Alors que les analyses vont bon train sur les répercussions géostratégiques liées aux risques de régionalisations ou  d’internationalisation du conflit syrien, à l’intérieur du pays les affrontements semblent hélas prendre une orientation de plus en plus confessionnelle. En témoignent notamment les exactions répétées à l’encontre des Arméniens (chrétiens), qui ont pourtant déclaré leur neutralité dans cette guerre. Le 30 octobre, sept membres de cette communauté ont été enlevés près d’Alep. La veille, son église était bombardée tandis que les quartiers arméniens subissent depuis une semaine des tirs nourris. Des milliers de familles ont été contraintes à fuir leur foyer attaqué. Depuis le début de l’année, 3000 personnes ont dû demander l’asile en Arménie.
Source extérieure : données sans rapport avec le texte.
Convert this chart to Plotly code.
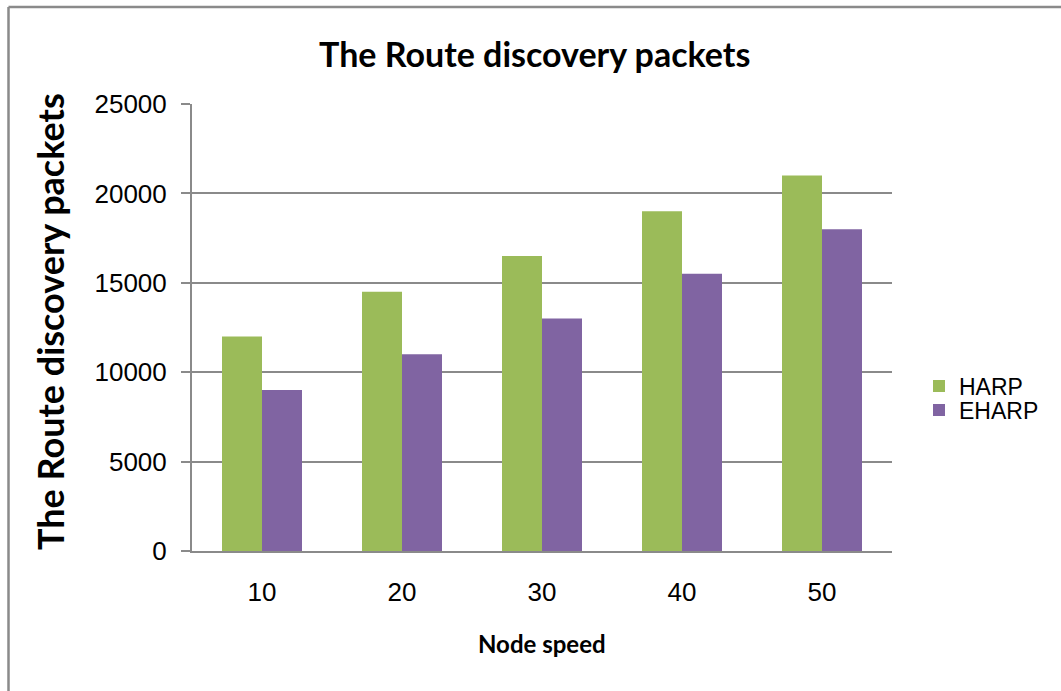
import plotly.graph_objects as go

# Route discovery packets by node speed
node_speed = ["10", "20", "30", "40", "50"]
harp = [12000, 14500, 16500, 19000, 21000]
eharp = [9000, 11000, 13000, 15500, 18000]
y_ticks = [0, 5000, 10000, 15000, 20000, 25000]
y_tick_text = ["0", "5000", "10000", "15000", "20000", "25000"]

W, H = 1061, 691
L, R, T, B = 192, 169, 104, 140
pw, ph = W - L - R, H - T - B


def px_x(x):
    return (x - L) / pw


def px_y(y):
    return (H - B - y) / ph


fig = go.Figure()
fig.add_trace(go.Bar(x=node_speed, y=harp, name="HARP",
                     marker=dict(color="#9BBB59", line=dict(width=0)),
                     legend="legend"))
fig.add_trace(go.Bar(x=node_speed, y=eharp, name="EHARP",
                     marker=dict(color="#8064A2", line=dict(width=0)),
                     legend="legend2"))

grid = "#8A8A8A"
axis_font = dict(family="Liberation Sans, Arial", size=26, color="#000")
legend_font = dict(family="Liberation Sans, Arial", size=23, color="#000")
legend_common = dict(font=legend_font, bgcolor="rgba(0,0,0,0)",
                     xanchor="left", yanchor="middle", itemwidth=30,
                     tracegroupgap=0)

fig.update_layout(
    width=W, height=H,
    margin=dict(l=L, r=R, t=T, b=B),
    paper_bgcolor="white", plot_bgcolor="white",
    barmode="group", bargap=0.4286, bargroupgap=0,
    title=dict(text="<b>The Route discovery packets</b>",
               font=dict(family="Lato", size=34, color="#000"),
               x=0.504, xanchor="center", xref="container",
               y=1 - 55 / H, yanchor="middle", yref="container"),
    xaxis=dict(showgrid=False, showline=True, linecolor=grid, linewidth=2,
               ticks="", tickfont=axis_font, ticklabelstandoff=17),
    yaxis=dict(range=[0, 25000], tickvals=y_ticks, ticktext=y_tick_text,
               showgrid=True, gridcolor=grid,
               gridwidth=1.5, showline=True, linecolor=grid, linewidth=2,
               ticks="outside", ticklen=9, tickcolor=grid, tickwidth=1.5,
               tickfont=axis_font, ticklabelstandoff=9, zeroline=False),
    legend=dict(x=px_x(919), y=px_y(386), **legend_common),
    legend2=dict(x=px_x(919), y=px_y(410), **legend_common),
    showlegend=True,
)

fig.add_annotation(text="<b>The Route discovery packets</b>", textangle=-90,
                   xref="paper", yref="paper", x=px_x(50), y=px_y(322),
                   xanchor="center", yanchor="middle", showarrow=False,
                   font=dict(family="Lato", size=36, color="#000"))
fig.add_annotation(text="<b>Node speed</b>",
                   xref="paper", yref="paper", x=px_x(542), y=px_y(643),
                   xanchor="center", yanchor="middle", showarrow=False,
                   font=dict(family="Lato", size=24, color="#000"))

# outer chart frame
frame = dict(color="#8A8A8A", width=2.5)
fig.add_shape(type="line", xref="paper", yref="paper",
              x0=px_x(8.5), x1=px_x(8.5), y0=px_y(7), y1=px_y(H + 10), line=frame)
fig.add_shape(type="line", xref="paper", yref="paper",
              x0=px_x(8.5), x1=px_x(W + 10), y0=px_y(7), y1=px_y(7), line=frame)

fig.write_html("out.html")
Cette situation est d’autant plus révoltante qu’elle résulte d’une série d’agressions dont il faut bien constater, et regretter, qu’elles émanent de forces censées renverser un pouvoir dictatorial au nom d’un idéal de liberté.  Les méthodes et le ciblage à caractère confessionnel et anti-civil de leurs actions ne préfigurent en rien la noblesse de leurs buts proclamés. S’agit-il pour ces groupes plus ou moins incontrôlés qui se situent dans la mouvance de l’Armée syrienne libre de faire payer aux minorités qui refusent de s’impliquer dans cette guerre leurs propres souffrances, celles infligées par le régime Assad ? Visent-ils cyniquement à prendre ces communautés en otage ? Ces exactions trahissent-elles la chienlit qui prévaut dans les rangs de l’opposition et l’impuissance du commandement de l’armée libre à imposer son autorité sur tous ceux qui combattent  sous sa bannière ? Dans tous les cas, sa gestion de ces événements dramatiques sème le trouble et engendre des résultats consternants. Le XXe siècle a été trop riche en justes luttes dévoyées pour qu’on soit dupe de tout laxisme à l’égard des comportements criminels. À plus forte raison dans le contexte délétère d’éradication des ultimes poches non musulmanes de la région.

La communauté arménienne, forte de 80 000 âmes, a proclamé sa neutralité dans ce conflit.  Elle se refuse à faire couler le sang de ces Syriens qui, toutes obédiences confondues, leur ont ouvert les portes de leur pays au lendemain du génocide de 1915. Cette option n’est pas un non-choix. Il s’agit d’un engagement pacifiste.  Doit-il fatalement entraîner des représailles ?

Le commandement de l’Armée syrienne libre se doit en tout cas de prendre ses responsabilités face à cette situation s’il ne veut pas faire le lit du régime Assad qui se targue quant à lui de garantir la laïcité et de protéger les minorités. Il en va de la réputation démocratique de l’opposition, des espoirs émancipateurs qu’elle est censée incarner. Mais cette obligation morale vaut également pour les puissances occidentales qui lui apportent leur soutien au nom de la défense des droits de l’homme. La voix de la France tirerait avantage à s’éclaircir et à se renforcer si elle ambitionne d’atteindre à plus de justesse et d’efficacité dans ce domaine. A cet égard ses positionnements envers Assad ne perdraient rien de leur légitimité à s’accompagner d’une politique d’endiguement des persécutions commises par l’autre camp. A moins de considérer que l’instauration de la démocratie passe par l’élimination des minorités non musulmanes.  Selon les bonnes vieilles méthodes du fameux « modèle turc », très en vogue actuellement. Tout un programme.